3. The method of claim 2, the processor determining at least one of which of the multiple separate beamformed wireless communication links is used to transmit the generated power signal between the cooperating 60 GHz mmWave wireless communicating devices and which of the multiple separate beamformed wireless communication links is used to transmit the at least one of the wireless data communications other than the generated power signal and the control signals for the power signal generating between the cooperating 60 GHz mmWave wireless communicating devices.

4. The method of claim 1, further comprising executing an antenna element allocation scheme that assigns a number of antenna arrays or antenna elements available in at least one of the cooperating 60 GHz mmWave wireless communicating devices to each of the multiple separate beamformed links between the cooperating 60 GHz mmWave wireless communicating devices to transmit the generated power signal.

5. The method of claim 4, the antenna element allocation scheme dynamically modifying the number of antenna arrays or antenna elements assigned to transmitting the generated power signal based on at least one received control signal.

6. The method of claim 5, the at least one received control signal indicating that no further wireless power should be transmitted to the power sink.

7. The method of claim 6, the at least one received control signal causing the power source to cease generating the power signal.

8. The method of claim 5, the at least one received control signal indicating that one of the cooperating 60 GHz mmWave wireless communicating devices is transmitting data communications to the other of the cooperating 60 GHz mmWave wireless communicating devices.

9. The method of claim 5, the antenna allocation scheme assigning all of the antenna elements to transmitting the generated power signal.

10. The method of claim 5, the antenna allocation scheme assigning all of the antenna arrays or antenna elements to transmitting wireless data communications other than the generated power signal and the control signals for the power signal generating.

11. A system for executing wireless power transmission, comprising:

a first wireless communicating device, comprising: a power generating device for generating a power signal; a first control device that controls the power generating device and wireless communications transmitted from and received by the first wireless communicating device; and a first 60 GHz mmWave transmitter/receiver in communication with the first control device, and including an antenna array with multiple antenna elements;

a second wireless communicating device, comprising: a power receiving device for wirelessly receiving the power signal generated by the power generating device and generating power based on the received power signal; a second control device that controls the power receiving device and wireless communications transmitted from and received by the second wireless communicating device; and a second 60 GHz mmWave transmitter/receiver in communication with the second control device, in wireless communication with the first 60 GHz mmWave transmitter/receiver and including an antenna array with multiple antenna elements; and

a power sink for receiving the generated power from the power receiving device,

at least one of the first and second 60 GHz mmWave transmitter/receivers establishing multiple beamformed wireless communication links with the other of the first and second 60 GHz mmWave transmitter/receivers for transmitting separate signals between the first and second 60 GHz mmWave transmitter/receivers.
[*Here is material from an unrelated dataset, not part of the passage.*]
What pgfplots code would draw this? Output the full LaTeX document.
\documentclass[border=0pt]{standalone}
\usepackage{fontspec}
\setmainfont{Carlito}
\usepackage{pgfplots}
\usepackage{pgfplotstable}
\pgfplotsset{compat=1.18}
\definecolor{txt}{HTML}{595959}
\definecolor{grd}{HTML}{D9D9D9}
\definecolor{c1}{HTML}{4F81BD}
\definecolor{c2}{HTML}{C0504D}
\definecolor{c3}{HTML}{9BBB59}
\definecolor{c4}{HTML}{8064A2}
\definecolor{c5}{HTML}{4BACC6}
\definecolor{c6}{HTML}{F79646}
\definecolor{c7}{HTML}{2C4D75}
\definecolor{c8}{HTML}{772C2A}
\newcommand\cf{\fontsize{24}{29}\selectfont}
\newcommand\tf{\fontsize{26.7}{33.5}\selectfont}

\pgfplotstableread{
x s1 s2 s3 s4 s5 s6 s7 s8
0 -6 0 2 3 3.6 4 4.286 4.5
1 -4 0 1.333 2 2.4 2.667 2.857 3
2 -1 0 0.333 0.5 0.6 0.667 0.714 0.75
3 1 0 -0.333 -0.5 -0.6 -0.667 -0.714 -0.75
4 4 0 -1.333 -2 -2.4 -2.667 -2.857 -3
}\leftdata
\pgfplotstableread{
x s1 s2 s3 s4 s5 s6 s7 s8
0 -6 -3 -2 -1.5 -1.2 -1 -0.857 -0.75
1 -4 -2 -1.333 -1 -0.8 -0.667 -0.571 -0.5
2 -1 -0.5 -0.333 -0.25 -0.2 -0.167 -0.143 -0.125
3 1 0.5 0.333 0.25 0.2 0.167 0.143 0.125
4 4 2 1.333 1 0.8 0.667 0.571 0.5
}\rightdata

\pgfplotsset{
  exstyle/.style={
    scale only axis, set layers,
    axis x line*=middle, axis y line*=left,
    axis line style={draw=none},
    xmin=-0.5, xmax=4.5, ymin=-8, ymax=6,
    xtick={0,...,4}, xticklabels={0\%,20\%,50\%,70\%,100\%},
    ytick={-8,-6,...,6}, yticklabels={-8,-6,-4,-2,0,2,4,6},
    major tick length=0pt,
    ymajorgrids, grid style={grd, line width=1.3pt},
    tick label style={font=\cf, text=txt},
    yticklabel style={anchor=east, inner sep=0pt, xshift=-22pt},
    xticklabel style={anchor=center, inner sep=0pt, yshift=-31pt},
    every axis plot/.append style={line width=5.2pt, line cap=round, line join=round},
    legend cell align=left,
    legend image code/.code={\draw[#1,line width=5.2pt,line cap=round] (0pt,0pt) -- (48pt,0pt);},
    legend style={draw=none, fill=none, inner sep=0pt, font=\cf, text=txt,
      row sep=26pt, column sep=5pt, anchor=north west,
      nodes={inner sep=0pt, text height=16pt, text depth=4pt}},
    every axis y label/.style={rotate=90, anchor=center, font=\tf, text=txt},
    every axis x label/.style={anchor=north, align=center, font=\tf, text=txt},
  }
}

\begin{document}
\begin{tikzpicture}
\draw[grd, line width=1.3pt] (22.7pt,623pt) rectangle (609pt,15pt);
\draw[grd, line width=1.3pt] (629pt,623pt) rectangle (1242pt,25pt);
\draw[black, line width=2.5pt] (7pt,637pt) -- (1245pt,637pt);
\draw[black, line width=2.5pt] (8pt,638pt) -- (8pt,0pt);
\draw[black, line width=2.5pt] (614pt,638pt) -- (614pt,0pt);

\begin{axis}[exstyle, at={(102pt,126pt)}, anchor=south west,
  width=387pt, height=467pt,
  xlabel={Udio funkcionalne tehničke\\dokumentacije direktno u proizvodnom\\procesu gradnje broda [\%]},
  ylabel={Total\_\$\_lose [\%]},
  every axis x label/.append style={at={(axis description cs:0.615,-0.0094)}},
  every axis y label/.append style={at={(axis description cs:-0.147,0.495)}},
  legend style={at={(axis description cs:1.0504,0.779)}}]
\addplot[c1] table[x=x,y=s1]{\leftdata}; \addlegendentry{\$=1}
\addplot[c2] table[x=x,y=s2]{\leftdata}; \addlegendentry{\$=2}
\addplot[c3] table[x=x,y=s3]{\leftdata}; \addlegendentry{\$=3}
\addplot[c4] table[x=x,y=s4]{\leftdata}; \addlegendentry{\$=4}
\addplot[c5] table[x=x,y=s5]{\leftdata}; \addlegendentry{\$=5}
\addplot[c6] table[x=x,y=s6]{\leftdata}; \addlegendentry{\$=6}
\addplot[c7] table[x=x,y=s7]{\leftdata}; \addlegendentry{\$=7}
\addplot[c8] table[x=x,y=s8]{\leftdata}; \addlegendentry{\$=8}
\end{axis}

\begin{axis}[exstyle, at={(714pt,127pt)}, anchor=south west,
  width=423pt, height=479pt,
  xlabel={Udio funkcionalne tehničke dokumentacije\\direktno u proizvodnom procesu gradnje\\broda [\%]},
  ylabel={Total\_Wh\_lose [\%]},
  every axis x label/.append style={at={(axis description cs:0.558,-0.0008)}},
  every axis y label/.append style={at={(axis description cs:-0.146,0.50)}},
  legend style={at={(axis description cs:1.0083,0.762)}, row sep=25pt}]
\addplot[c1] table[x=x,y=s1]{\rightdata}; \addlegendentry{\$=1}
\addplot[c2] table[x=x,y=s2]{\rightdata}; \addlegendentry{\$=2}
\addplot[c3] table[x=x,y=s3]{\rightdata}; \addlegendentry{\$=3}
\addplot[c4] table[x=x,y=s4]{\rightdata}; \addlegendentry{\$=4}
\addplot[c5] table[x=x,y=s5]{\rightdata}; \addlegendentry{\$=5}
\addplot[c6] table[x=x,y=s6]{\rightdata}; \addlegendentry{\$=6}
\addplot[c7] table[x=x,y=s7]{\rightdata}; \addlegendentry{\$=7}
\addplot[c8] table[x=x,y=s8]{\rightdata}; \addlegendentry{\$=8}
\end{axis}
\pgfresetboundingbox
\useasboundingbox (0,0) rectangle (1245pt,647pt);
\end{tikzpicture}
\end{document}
12. The system of claim 11, the separate signals including at least one the power signal, data communications other than the power signal and control signals for controlling the power signal.
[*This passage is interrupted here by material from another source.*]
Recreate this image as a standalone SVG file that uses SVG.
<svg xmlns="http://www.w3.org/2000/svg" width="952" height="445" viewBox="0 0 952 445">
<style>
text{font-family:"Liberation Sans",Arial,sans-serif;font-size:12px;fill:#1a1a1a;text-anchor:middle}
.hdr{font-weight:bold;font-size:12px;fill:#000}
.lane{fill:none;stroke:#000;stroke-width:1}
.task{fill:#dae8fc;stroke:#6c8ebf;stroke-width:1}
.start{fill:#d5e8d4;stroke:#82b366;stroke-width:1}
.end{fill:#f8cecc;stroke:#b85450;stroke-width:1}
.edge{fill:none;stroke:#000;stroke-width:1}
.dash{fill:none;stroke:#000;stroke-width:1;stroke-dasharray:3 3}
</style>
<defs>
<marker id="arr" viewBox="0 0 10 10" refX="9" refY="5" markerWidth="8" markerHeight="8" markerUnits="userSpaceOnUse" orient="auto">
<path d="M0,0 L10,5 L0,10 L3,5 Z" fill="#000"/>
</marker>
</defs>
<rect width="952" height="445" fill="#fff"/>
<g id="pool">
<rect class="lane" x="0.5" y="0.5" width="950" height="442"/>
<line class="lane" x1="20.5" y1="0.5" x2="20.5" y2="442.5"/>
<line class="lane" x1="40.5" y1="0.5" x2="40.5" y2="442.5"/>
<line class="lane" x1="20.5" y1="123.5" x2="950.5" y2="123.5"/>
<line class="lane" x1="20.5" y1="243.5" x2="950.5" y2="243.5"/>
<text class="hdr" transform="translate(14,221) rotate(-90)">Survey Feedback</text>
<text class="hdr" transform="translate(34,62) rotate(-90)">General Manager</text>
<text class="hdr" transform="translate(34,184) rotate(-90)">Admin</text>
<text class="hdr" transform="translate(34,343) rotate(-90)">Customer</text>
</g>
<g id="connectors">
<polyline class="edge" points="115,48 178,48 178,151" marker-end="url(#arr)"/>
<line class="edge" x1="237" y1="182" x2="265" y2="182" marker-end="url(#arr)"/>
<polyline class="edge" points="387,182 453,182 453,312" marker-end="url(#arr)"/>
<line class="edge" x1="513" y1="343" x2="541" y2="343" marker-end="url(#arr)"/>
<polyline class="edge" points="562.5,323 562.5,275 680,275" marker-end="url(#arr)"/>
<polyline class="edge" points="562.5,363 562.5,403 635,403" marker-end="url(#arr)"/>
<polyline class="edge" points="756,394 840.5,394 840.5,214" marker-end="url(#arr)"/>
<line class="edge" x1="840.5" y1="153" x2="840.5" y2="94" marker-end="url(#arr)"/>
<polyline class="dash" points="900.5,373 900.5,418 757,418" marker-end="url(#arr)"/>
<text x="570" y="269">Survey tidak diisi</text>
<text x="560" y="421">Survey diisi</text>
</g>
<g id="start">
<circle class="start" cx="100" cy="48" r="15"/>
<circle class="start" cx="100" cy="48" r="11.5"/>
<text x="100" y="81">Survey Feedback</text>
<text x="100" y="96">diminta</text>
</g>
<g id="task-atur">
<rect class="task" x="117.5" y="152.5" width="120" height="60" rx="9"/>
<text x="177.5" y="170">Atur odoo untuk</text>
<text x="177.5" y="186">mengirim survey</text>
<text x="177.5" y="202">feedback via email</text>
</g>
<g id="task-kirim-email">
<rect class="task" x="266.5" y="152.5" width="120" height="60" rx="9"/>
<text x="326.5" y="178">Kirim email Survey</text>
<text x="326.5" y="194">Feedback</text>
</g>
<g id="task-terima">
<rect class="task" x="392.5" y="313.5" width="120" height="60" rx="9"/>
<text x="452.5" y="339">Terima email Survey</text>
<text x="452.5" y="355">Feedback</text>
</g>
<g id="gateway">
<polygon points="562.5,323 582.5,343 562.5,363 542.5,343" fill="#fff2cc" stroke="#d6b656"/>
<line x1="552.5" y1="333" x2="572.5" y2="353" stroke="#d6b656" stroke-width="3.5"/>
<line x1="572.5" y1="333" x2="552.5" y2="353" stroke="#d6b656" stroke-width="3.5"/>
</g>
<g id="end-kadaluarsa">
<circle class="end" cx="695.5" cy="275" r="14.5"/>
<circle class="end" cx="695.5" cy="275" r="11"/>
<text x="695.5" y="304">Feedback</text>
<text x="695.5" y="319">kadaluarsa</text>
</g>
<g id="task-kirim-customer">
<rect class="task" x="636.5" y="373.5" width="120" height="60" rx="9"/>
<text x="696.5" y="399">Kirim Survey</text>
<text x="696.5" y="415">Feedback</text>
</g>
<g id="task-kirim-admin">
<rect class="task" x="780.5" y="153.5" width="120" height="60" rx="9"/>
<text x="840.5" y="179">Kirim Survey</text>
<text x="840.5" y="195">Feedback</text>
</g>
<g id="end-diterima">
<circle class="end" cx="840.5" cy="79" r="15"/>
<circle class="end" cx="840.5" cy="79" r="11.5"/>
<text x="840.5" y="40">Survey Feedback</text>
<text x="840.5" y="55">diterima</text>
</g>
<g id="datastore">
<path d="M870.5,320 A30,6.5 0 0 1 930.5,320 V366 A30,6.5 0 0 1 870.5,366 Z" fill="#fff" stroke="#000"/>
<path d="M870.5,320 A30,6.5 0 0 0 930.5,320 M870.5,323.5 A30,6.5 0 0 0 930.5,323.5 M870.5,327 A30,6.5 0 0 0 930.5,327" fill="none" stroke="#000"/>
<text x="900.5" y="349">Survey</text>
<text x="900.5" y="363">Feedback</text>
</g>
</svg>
13. The system of claim 11, at least one of the first and second wireless communication devices being configured to execute an antenna allocation scheme for assigning a number of respective antenna arrays or antenna elements in each of the first and second 60 GHz mmWave transmitter/receivers to each of the established multiple beamformed wireless communication links for transmitting the power signal.
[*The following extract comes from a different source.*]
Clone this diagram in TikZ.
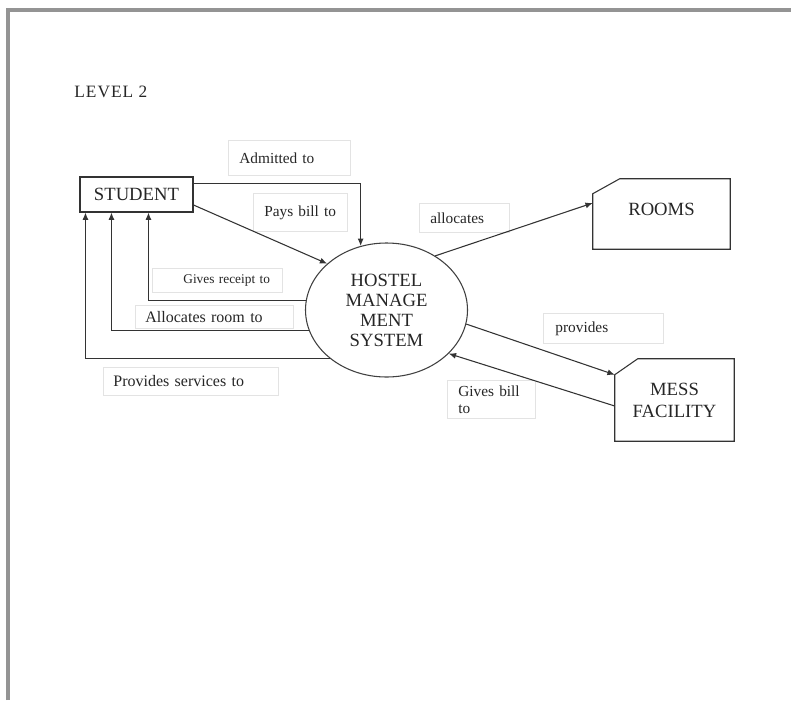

14. The system of claim 13, the at least one of the first and second wireless communication devices executing the antenna allocation scheme to assign all of the respective antenna arrays or antenna elements in each of the first and second 60 GHz mmWave transmitter/receivers to the established beamformed wireless communication links for transmitting the power signal.

15. The system of claim 13, the at least one of the first and second wireless communication devices executing the antenna allocation scheme to assign a first number of the respective antenna arrays or antenna elements in each of the first and second 60 GHz mmWave transmitter/receivers to a first group of the established beamformed wireless communication links for transmitting the power signal and to assign a second number of the respective antenna arrays or antenna elements in each of the first and second 60 GHz mmWave transmitter/receivers to a second group of the established beamformed wireless communication links for transmitting data communications other than the power signal and control signals for controlling the power signal.

16. The system of claim 11, the power sink comprising at least one of a load that is powered by the generated power from the power receiving device and a power storage device that is recharged by the generated power from the power receiving device.

17. The system of claim 16, the power sink communicating to the second control device that power is required by the power sink, the second control device generating a control signal to the first control device to generate the power signal.

18. The system of claim 16, the power sink communicating to the second control device that no power is required by the power sink, the second control device generating a control signal to the first control device to stop generating the power signal.

19. The system of claim 11, the first wireless communicating device including only a single first 60 GHz mmWave transmitter/receiver, and the second wireless communicating device including only a single second 60 GHz mmWave transmitter/receiver in wireless communication with the single first 60 GHz mmWave transmitter/receiver, and

the establishing multiple beamformed wireless communication links separately carry all of the separate signals including the power signal, data communications other than the power signal and control signals for controlling the power signal between the single first and the single second 60 GHz mmWave transmitter/receivers.

20. A non-transitory computer-readable medium storing computer-readable instructions which, when executed by a processor, cause the processor to execute a wireless power transmission, comprising:

establishing multiple separate beamformed wireless communication links between cooperating 60 GHz mmWave wireless communicating devices;

generating a power signal by a power source in one of the cooperating 60 GHz mmWave wireless communicating devices; and

transmitting the generated power signal to a power sink in communication with the other of the cooperating 60 GHz mmWave wireless communicating devices across one or more of the multiple separate beamformed wireless communication links between the cooperating 60 GHz mmWave wireless communicating devices.